WHAT NEEDS TO BE DONE: Give the number of lines below that contain "matplotlib", with no other output.

[begin INPUT FOR THIS TASK]

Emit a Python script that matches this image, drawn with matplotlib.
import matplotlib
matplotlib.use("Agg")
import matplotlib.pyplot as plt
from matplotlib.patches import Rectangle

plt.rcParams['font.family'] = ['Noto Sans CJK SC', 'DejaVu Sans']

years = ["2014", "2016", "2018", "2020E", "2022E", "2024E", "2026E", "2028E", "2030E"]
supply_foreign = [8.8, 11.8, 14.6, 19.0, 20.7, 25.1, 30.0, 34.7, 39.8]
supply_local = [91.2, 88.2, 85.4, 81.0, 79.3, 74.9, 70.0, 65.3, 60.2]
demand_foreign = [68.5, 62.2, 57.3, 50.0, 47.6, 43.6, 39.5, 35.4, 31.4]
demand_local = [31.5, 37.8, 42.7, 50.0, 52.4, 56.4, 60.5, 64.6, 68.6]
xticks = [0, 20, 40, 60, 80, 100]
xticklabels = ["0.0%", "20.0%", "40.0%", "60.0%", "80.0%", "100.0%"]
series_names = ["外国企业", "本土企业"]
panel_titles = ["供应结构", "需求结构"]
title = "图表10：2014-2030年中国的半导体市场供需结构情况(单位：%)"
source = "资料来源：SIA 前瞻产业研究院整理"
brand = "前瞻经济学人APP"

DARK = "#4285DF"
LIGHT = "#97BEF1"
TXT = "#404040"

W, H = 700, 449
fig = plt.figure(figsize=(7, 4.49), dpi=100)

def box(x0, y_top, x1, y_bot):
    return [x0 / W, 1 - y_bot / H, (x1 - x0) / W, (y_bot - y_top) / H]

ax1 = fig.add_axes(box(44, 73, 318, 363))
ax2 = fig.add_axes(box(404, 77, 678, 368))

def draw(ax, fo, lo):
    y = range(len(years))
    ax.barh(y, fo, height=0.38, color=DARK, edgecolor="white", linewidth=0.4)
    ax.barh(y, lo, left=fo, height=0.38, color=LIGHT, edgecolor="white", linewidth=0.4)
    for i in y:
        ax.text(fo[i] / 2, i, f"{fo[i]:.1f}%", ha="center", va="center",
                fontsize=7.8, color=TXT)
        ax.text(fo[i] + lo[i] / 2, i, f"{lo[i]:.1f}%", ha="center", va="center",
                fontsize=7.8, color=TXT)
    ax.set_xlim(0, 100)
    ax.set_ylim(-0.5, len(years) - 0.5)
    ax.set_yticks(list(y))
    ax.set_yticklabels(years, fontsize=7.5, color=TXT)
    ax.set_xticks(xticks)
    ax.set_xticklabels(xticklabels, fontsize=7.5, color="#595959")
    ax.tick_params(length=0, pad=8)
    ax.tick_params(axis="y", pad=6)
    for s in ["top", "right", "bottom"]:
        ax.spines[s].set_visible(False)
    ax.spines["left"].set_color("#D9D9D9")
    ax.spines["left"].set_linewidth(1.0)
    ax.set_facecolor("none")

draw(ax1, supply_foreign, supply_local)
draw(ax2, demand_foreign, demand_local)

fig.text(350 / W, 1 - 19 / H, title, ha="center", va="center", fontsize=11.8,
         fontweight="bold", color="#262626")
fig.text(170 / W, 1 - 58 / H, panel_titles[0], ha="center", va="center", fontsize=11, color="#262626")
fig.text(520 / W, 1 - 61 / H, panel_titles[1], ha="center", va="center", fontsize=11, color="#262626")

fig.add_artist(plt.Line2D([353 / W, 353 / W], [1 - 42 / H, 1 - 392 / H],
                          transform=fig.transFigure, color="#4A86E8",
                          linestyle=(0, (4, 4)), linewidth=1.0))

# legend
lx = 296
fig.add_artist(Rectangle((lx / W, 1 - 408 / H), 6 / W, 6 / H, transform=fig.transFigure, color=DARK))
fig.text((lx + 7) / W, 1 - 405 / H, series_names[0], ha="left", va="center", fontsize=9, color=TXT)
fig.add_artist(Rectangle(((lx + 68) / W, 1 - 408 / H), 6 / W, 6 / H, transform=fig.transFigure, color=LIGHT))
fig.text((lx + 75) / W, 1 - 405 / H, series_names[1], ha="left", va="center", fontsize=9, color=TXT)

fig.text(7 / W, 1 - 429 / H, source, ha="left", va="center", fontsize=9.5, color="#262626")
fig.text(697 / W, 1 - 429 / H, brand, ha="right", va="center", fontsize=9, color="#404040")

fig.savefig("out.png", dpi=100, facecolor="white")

[end INPUT FOR THIS TASK]
[begin INPUT FOR THIS TASK]

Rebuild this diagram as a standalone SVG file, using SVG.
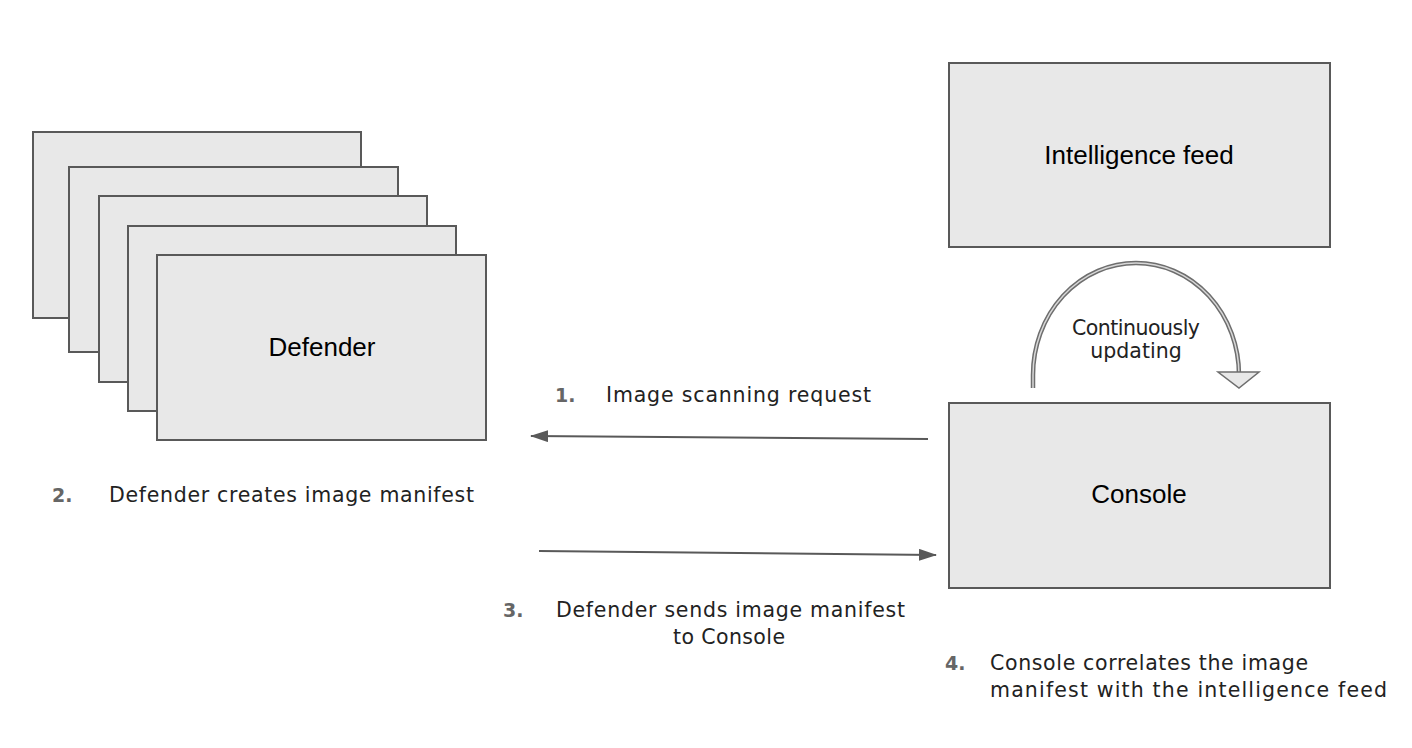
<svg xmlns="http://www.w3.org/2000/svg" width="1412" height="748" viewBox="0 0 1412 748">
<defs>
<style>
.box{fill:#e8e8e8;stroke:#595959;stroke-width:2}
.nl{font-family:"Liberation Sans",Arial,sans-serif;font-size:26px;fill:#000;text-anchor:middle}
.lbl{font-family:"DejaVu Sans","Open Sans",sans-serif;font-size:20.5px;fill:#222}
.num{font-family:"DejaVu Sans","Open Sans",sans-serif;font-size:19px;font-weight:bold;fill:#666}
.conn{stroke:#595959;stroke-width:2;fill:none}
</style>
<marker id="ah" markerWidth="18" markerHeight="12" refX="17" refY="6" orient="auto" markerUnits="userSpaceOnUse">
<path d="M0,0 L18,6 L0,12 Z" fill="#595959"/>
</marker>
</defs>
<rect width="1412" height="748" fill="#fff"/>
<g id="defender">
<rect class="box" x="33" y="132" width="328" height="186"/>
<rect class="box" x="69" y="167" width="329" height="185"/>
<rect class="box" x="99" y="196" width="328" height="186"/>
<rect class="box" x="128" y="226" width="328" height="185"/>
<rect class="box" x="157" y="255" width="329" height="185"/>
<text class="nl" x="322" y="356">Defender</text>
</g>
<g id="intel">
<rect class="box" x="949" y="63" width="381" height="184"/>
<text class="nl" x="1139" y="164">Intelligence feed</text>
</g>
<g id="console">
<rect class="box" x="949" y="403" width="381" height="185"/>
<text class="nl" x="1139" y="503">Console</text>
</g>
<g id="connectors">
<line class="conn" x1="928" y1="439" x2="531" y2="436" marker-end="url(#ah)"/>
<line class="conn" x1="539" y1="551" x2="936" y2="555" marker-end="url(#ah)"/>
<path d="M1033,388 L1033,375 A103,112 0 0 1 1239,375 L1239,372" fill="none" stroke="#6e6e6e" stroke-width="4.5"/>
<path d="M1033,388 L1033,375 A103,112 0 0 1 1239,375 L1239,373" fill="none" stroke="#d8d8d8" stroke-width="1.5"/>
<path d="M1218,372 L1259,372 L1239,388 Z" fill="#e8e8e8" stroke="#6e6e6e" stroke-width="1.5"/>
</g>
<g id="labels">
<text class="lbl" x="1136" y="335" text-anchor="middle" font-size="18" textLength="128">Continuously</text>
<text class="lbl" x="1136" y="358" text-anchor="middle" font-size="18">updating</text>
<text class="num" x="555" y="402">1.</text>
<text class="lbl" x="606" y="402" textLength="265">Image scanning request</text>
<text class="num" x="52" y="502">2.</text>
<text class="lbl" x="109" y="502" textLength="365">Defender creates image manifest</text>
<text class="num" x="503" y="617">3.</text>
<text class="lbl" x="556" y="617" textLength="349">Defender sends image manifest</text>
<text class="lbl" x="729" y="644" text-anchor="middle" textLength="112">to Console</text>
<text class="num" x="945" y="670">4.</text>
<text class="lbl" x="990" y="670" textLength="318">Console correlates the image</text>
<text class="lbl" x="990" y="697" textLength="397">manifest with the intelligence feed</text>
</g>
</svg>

[end INPUT FOR THIS TASK]

EXERCISE RESPONSE: 5